Message-ID: <1994Nov21.182044.28499@grace.rt.cs.boeing.com>
Sender: usenet@grace.rt.cs.boeing.com (For news)
Reply-To: rwojcik@atc.boeing.com
Organization: Research & Technology
References: <MAGERMAN.94Nov15175620@platypus.bbn.com>
Date: Mon, 21 Nov 1994 18:20:44 GMT
Lines: 42

In article 94Nov15175620@platypus.bbn.com, magerman@bbn.com (David Magerman) writes:
>To answer your question briefly, accurate parsing of real text exists
>only our imagination.  Parsing accuracy is hard to measure, but
>suffice it to say that on a task like parsing WSJ, the best parsers in
>the world are below 50% sentence accuracy even by crude measures, and
>*FAR* below 50% on more stringent measures.  Also, the most accurate
>and detailed parsers are terribly slow.

What are the "measures" that you are referring to?  It is impossible to assign any
meaning to these percentages without some clear notion of what you mean by
"accuracy".  If you are looking for a parser to get exactly the intended parse
tree in every case, then I would say the 50% figure means that you are working
with a fairly restricted corpus (not WSJ) or fairly shallow parse trees.   How does
"accuracy" translate into precision and recall?

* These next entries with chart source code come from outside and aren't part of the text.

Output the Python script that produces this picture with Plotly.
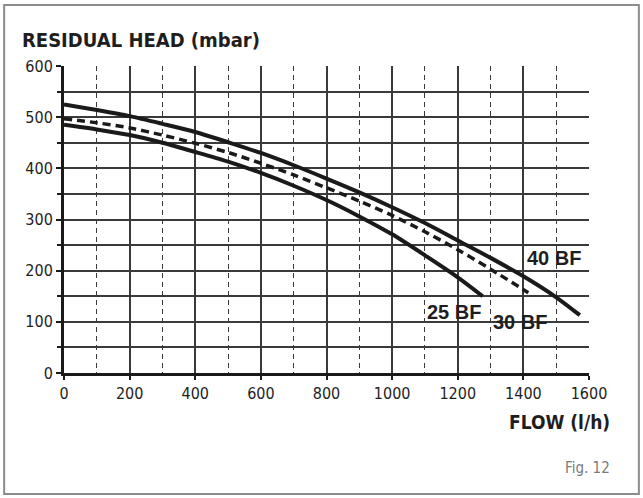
import plotly.graph_objects as go

# ---- data ----
flow_25 = [0, 100, 200, 300, 400, 500, 600, 700, 800, 900, 1000, 1100, 1200, 1276]
head_25 = [485, 476, 465, 450, 432, 413, 391, 366, 338, 306, 271, 230, 187, 150]

flow_30 = [0, 100, 200, 300, 400, 500, 600, 700, 800, 900, 1000, 1100, 1200, 1300, 1415]
head_30 = [497, 489, 479, 465, 449, 431, 410, 387, 362, 336, 308, 276, 241, 203, 157]

flow_40 = [0, 100, 200, 300, 400, 500, 600, 700, 800, 900, 1000, 1100, 1200, 1300, 1400, 1500, 1572]
head_40 = [525, 514, 502, 487, 471, 451, 430, 406, 380, 353, 324, 293, 259, 225, 189, 148, 113]

series_names = ["25 BF", "30 BF", "40 BF"]
label_x = [1188, 1389, 1494]
label_y = [120, 100, 225]

x_ticks = [0, 200, 400, 600, 800, 1000, 1200, 1400, 1600]
y_ticks = [0, 100, 200, 300, 400, 500, 600]

TXT = "#1e1e1e"
GRID = "#3a3a3a"
COND = "DejaVu Sans Condensed, Liberation Sans Narrow, Arial Narrow, sans-serif"

fig = go.Figure()
fig.add_trace(go.Scatter(x=flow_25, y=head_25, mode="lines", name=series_names[0],
                         line=dict(color="#1a1a1a", width=4, shape="spline", smoothing=0.8)))
fig.add_trace(go.Scatter(x=flow_30, y=head_30, mode="lines", name=series_names[1],
                         line=dict(color="#1a1a1a", width=3.5, dash="8px,5px", shape="spline", smoothing=0.8)))
fig.add_trace(go.Scatter(x=flow_40, y=head_40, mode="lines", name=series_names[2],
                         line=dict(color="#1a1a1a", width=4, shape="spline", smoothing=0.8)))

for name, lx, ly in zip(series_names, label_x, label_y):
    fig.add_annotation(x=lx, y=ly, text="<b>%s</b>" % name, showarrow=False,
                       xanchor="center", yanchor="middle",
                       font=dict(family="Liberation Sans, Arial, sans-serif", size=20, color=TXT))

fig.update_layout(
    width=643, height=498,
    margin=dict(l=64, r=54, t=66, b=125),
    paper_bgcolor="white", plot_bgcolor="white",
    showlegend=False,
    font=dict(family=COND, color=TXT),
)

fig.update_xaxes(
    range=[0, 1600], tickvals=x_ticks, ticktext=[str(v) for v in x_ticks],
    showgrid=True, gridcolor=GRID, gridwidth=1.5,
    minor=dict(dtick=100, tick0=0, showgrid=True, gridcolor=GRID, gridwidth=1.2, griddash="5px,4px"),
    showline=True, linecolor="#1a1a1a", linewidth=3,
    ticks="outside", ticklen=4, tickwidth=1.5, tickcolor="#1a1a1a",
    tickfont=dict(size=16, color=TXT, family=COND),
    zeroline=False,
)
fig.update_yaxes(
    range=[0, 600], tickvals=y_ticks, ticktext=[str(v) for v in y_ticks],
    showgrid=True, gridcolor=GRID, gridwidth=1.5,
    minor=dict(dtick=50, tick0=0, showgrid=True, gridcolor=GRID, gridwidth=1.5,
               ticks="outside", ticklen=4, tickcolor="#1a1a1a", tickwidth=1.5),
    showline=True, linecolor="#1a1a1a", linewidth=3,
    ticks="outside", ticklen=5, tickwidth=1.5, tickcolor="#1a1a1a",
    tickfont=dict(size=16, color=TXT, family=COND),
    zeroline=False,
)

# outer frame of the figure
fig.add_shape(type="rect", xref="paper", yref="paper",
              x0=-0.114, x1=1.095, y0=-0.394, y1=1.199,
              line=dict(color="#8c8c8c", width=2), fillcolor="rgba(0,0,0,0)", layer="below")

fig.add_annotation(xref="paper", yref="paper", x=-0.084, y=1.085,
                   text="<b>RESIDUAL HEAD (mbar)</b>", showarrow=False,
                   xanchor="left", yanchor="middle",
                   font=dict(family=COND, size=20, color=TXT))
fig.add_annotation(xref="paper", yref="paper", x=1.044, y=-0.16,
                   text="<b>FLOW (l/h)</b>", showarrow=False,
                   xanchor="right", yanchor="middle",
                   font=dict(family=COND, size=19, color=TXT))
fig.add_annotation(xref="paper", yref="paper", x=1.044, y=-0.309,
                   text="Fig. 12", showarrow=False,
                   xanchor="right", yanchor="middle",
                   font=dict(family=COND, size=15, color="#7a7a7a"))

fig.write_html("out.html")
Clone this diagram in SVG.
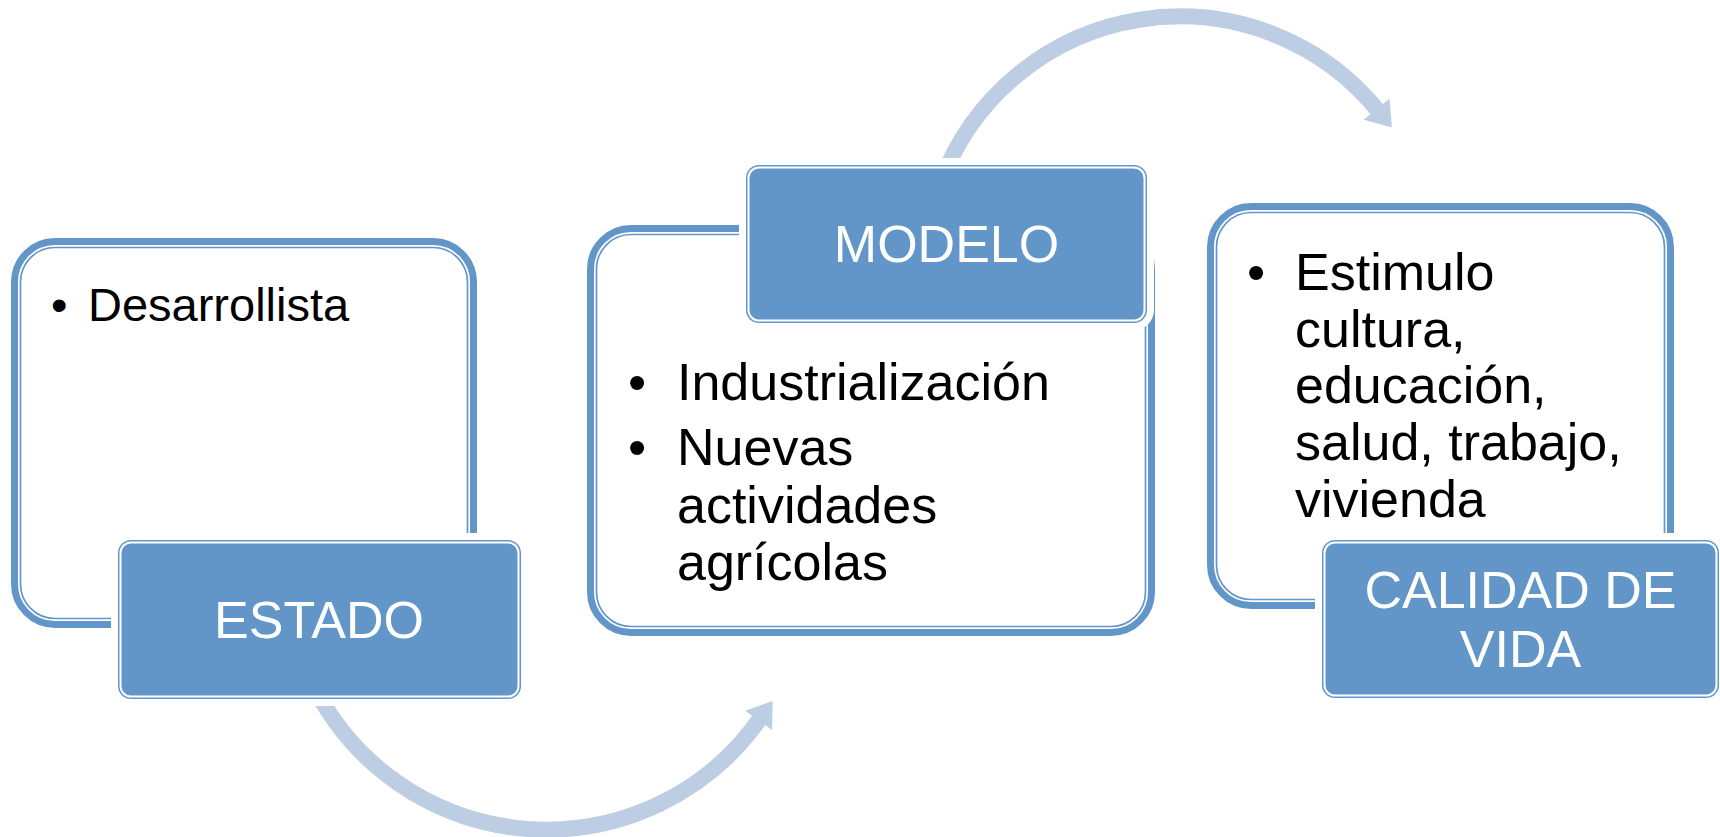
<svg xmlns="http://www.w3.org/2000/svg" width="1720" height="837" viewBox="0 0 1720 837">
<style>
.bg{fill:#ffffff}
.fr{fill:#ffffff;stroke:#6396C8;stroke-width:7}
.fi{fill:none;stroke:#6396C8;stroke-width:1.7}
.halo{fill:#ffffff}
.lab{fill:#6396C8}
.labin{fill:none;stroke:#ffffff;stroke-width:2}
.arc{fill:none;stroke:#BCCDE4;stroke-width:16}
.head{fill:#BCCDE4}
.t{font-family:"Liberation Sans",Arial,sans-serif;fill:#000000}
.lt{font-family:"Liberation Sans",Arial,sans-serif;fill:#ffffff;text-anchor:middle;font-size:52px}
</style>
<rect class="bg" x="0" y="0" width="1720" height="837"/>
<g id="connectors">
<path class="arc" d="M 310.5 679.2 A 260.5 260.5 0 0 0 762.6 714.8"/>
<polygon class="head" points="745.2,710.8 772.6,700.9 772.1,730.0"/>
<path class="arc" d="M 940 184.5 A 255.3 255.3 0 0 1 1381.1 114.6"/>
<polygon class="head" points="1363.7,119.8 1389.5,98.4 1391.9,127.6"/>
</g>
<g id="estado">
<rect class="fr" x="14.5" y="241.5" width="459" height="383" rx="40.5"/>
<rect class="fi" x="20.5" y="247.5" width="447" height="371" rx="34.5"/>
<text class="t" x="51" y="321" font-size="47">•</text>
<text class="t" x="88" y="321" font-size="47">Desarrollista</text>
<rect class="halo" x="111" y="533" width="417" height="173" rx="20"/>
<rect class="lab" x="118" y="540" width="403" height="159" rx="13"/>
<rect class="labin" x="120.5" y="542.5" width="398" height="154" rx="10.5"/>
<text class="lt" x="319" y="638">ESTADO</text>
</g>
<g id="modelo">
<rect class="fr" x="590.5" y="228.5" width="561" height="404" rx="40.5"/>
<rect class="fi" x="596.5" y="234.5" width="549" height="392" rx="34.5"/>
<text class="t" x="628" y="400" font-size="52">•</text>
<text class="t" x="677" y="400" font-size="52">Industrialización</text>
<text class="t" x="628" y="465" font-size="52">•</text>
<text class="t" x="677" y="465" font-size="52">Nuevas</text>
<text class="t" x="677" y="523" font-size="52">actividades</text>
<text class="t" x="677" y="580" font-size="52">agrícolas</text>
<rect class="halo" x="739" y="158" width="415" height="172" rx="20"/>
<rect class="lab" x="746" y="165" width="401" height="158" rx="13"/>
<rect class="labin" x="748.5" y="167.5" width="396" height="153" rx="10.5"/>
<text class="lt" x="946.5" y="262">MODELO</text>
</g>
<g id="calidad">
<rect class="fr" x="1210.5" y="206.5" width="460" height="399" rx="40.5"/>
<rect class="fi" x="1216.5" y="212.5" width="448" height="387" rx="34.5"/>
<text class="t" x="1247" y="290" font-size="52">•</text>
<text class="t" x="1295" y="290" font-size="52">Estimulo</text>
<text class="t" x="1295" y="347" font-size="52">cultura,</text>
<text class="t" x="1295" y="403" font-size="52">educación,</text>
<text class="t" x="1295" y="460" font-size="52">salud, trabajo,</text>
<text class="t" x="1295" y="517" font-size="52">vivienda</text>
<rect class="halo" x="1315" y="533" width="411" height="172" rx="20"/>
<rect class="lab" x="1322" y="540" width="397" height="158" rx="13"/>
<rect class="labin" x="1324.5" y="542.5" width="392" height="153" rx="10.5"/>
<text class="lt" x="1520.5" y="608">CALIDAD DE</text>
<text class="lt" x="1520.5" y="667">VIDA</text>
</g>
</svg>
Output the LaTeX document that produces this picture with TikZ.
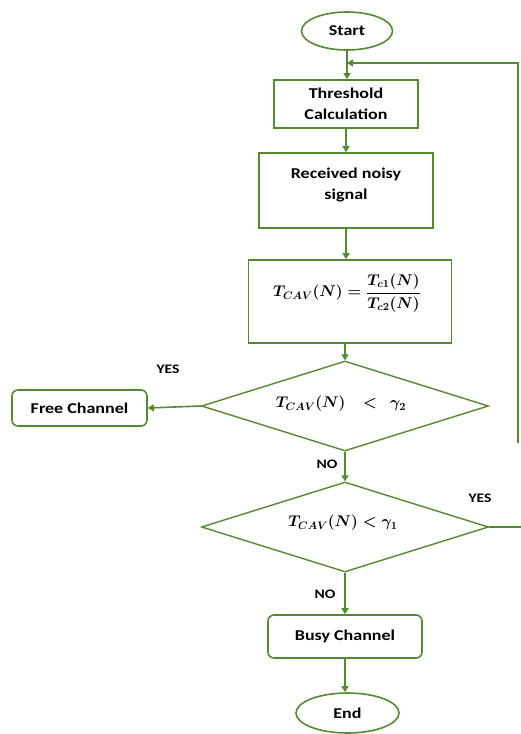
\RequirePackage{fix-cm}
\documentclass[tikz,border=0pt]{standalone}
\usepackage{fontspec}
\setmainfont{Carlito}[FakeStretch=1.2]
\usetikzlibrary{shapes.geometric,arrows.meta}
\definecolor{fg}{RGB}{84,138,48}
\tikzset{
  box/.style={draw=fg,line width=1.6pt,fill=white,rectangle,inner sep=0pt,align=center,
    font=\fontsize{15}{21}\selectfont\bfseries},
  rbox/.style={box,rounded corners=6pt},
  oval/.style={draw=fg,line width=1.6pt,ellipse,inner sep=0pt,
    font=\fontsize{15}{18}\selectfont\bfseries},
  dia/.style={draw=fg,line width=1.4pt,diamond,inner sep=0pt,minimum width=287pt,minimum height=90pt},
  mtext/.style={inner sep=0pt,font=\fontsize{15.5}{18}\selectfont\mathversion{bold}},
  lab/.style={inner sep=0pt,font=\fontsize{13}{15}\selectfont\bfseries},
  conn/.style={draw=fg,line width=1.6pt},
  arr/.style={conn,-{Triangle[length=6pt,width=7pt]}}
}
\begin{document}
\begin{tikzpicture}[x=1pt,y=-1pt]
\useasboundingbox (0,0) rectangle (521,734);
\node[oval,minimum width=91pt,minimum height=38pt] (start) at (347,31) {Start};
\node[box,minimum width=144pt,minimum height=48pt] (thr) at (346,104) {Threshold\\Calculation};
\node[box,minimum width=174pt,minimum height=75pt] (rec) at (346,190.5) {Received noisy\\signal\\[-8pt]};
\node[box,minimum width=203pt,minimum height=83pt] (frm) at (350,301.5) {};
\node[mtext] (frmt) at (347,293) {$\displaystyle T_{CAV}(N)=\frac{T_{c1}(N)}{T_{c2}(N)}$};
\node[dia] (d1) at (345,406) {};
\node[mtext] (d1t) at (341,404) {$T_{CAV}(N)\ \ \ <\ \ \gamma_2$};
\node[rbox,minimum width=135pt,minimum height=36pt] (free) at (79.5,408) {Free Channel};
\node[dia] (d2) at (345,527) {};
\node[mtext] (d2t) at (343,523) {$T_{CAV}(N)<\gamma_1$};
\node[rbox,minimum width=154pt,minimum height=43pt] (busy) at (345,636.5) {Busy Channel};
\node[oval,minimum width=103pt,minimum height=40pt] (end) at (347.5,713) {End};
\node[lab] (y1) at (168,369) {YES};
\node[lab] (n1) at (327,464) {NO};
\node[lab] (y2) at (480,498) {YES};
\node[lab] (n2) at (325,594) {NO};
\coordinate (fbR) at (518,443);
\coordinate (fbT) at (518,63);
\coordinate (j) at (347,63);
\coordinate (d2R) at (522,527);
\draw[arr] (start.south) -- (start.south |- thr.north);
\draw[arr] (fbR) -- (fbT) -- (j);
\draw[arr] (thr.south) -- (thr.south |- rec.north);
\draw[arr] (rec.south) -- (rec.south |- frm.north);
\draw[arr] (frm.south -| d1.north) -- (d1.north);
\draw[arr] (d1.west) -- (free.east);
\draw[arr] (d1.south) -- (d2.north);
\draw[conn] (d2.east) -- (d2R);
\draw[arr] (d2.south) -- (busy.north -| d2.south);
\draw[arr] (busy.south) -- (end.north -| busy.south);
\end{tikzpicture}
\end{document}
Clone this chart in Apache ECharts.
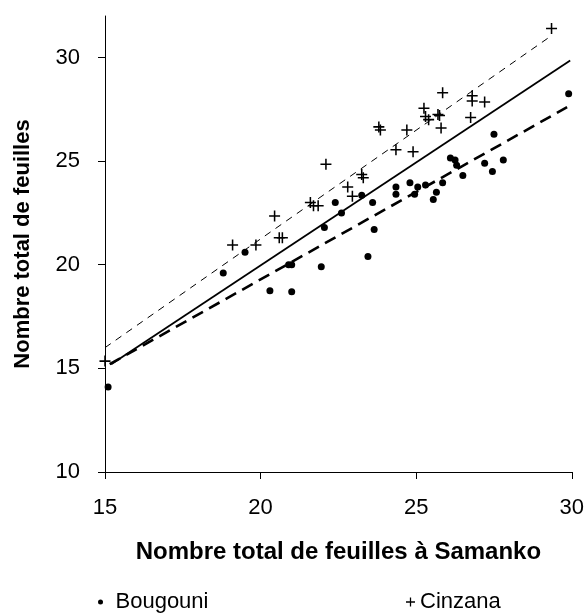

>But if someone tells you they have a parser which parses the WSJ with
>95% accuracy, don't buy it.

I don't think anyone is foolish enough to make such a claim, but parsing accuracy
turns out to be of little interest in the real world.  Ultimately, what we are 
interested in is precision and recall with respect to information extraction.  
I see accurate parse trees more as a side effect than a goal or language
processing.  That is why we looked at precision and recall for error critiques
in our ACL '93 paper.  Our (GPSG-based) parser-grammar makes errors in a high
percentage of the sentences that it processes, but most of the errors (e.g. 
attachment errors) had little or no effect on the information that the system
was scanning for--i.e. compliance with a writing standard.   And, luckily for us,
our corpus (aircraft maintainance procedures) contains language that is largely
procedural in nature.  The accuracy of the system goes down somewhat when you
parse descriptive text, which tends to have longer, more complex sentences.

It is certainly true that the accuracy of information extraction depends on the
accuracy of the underlying parser/grammar to some extent, but  the requirements
of the application do have an effect on what is most critical in terms of parsing
accuracy.  

---

Disclaimer:  Opinions expressed above are not those of my employer.

    Rick Wojcik   (rick.wojcik@boeing.com)   Seattle, WA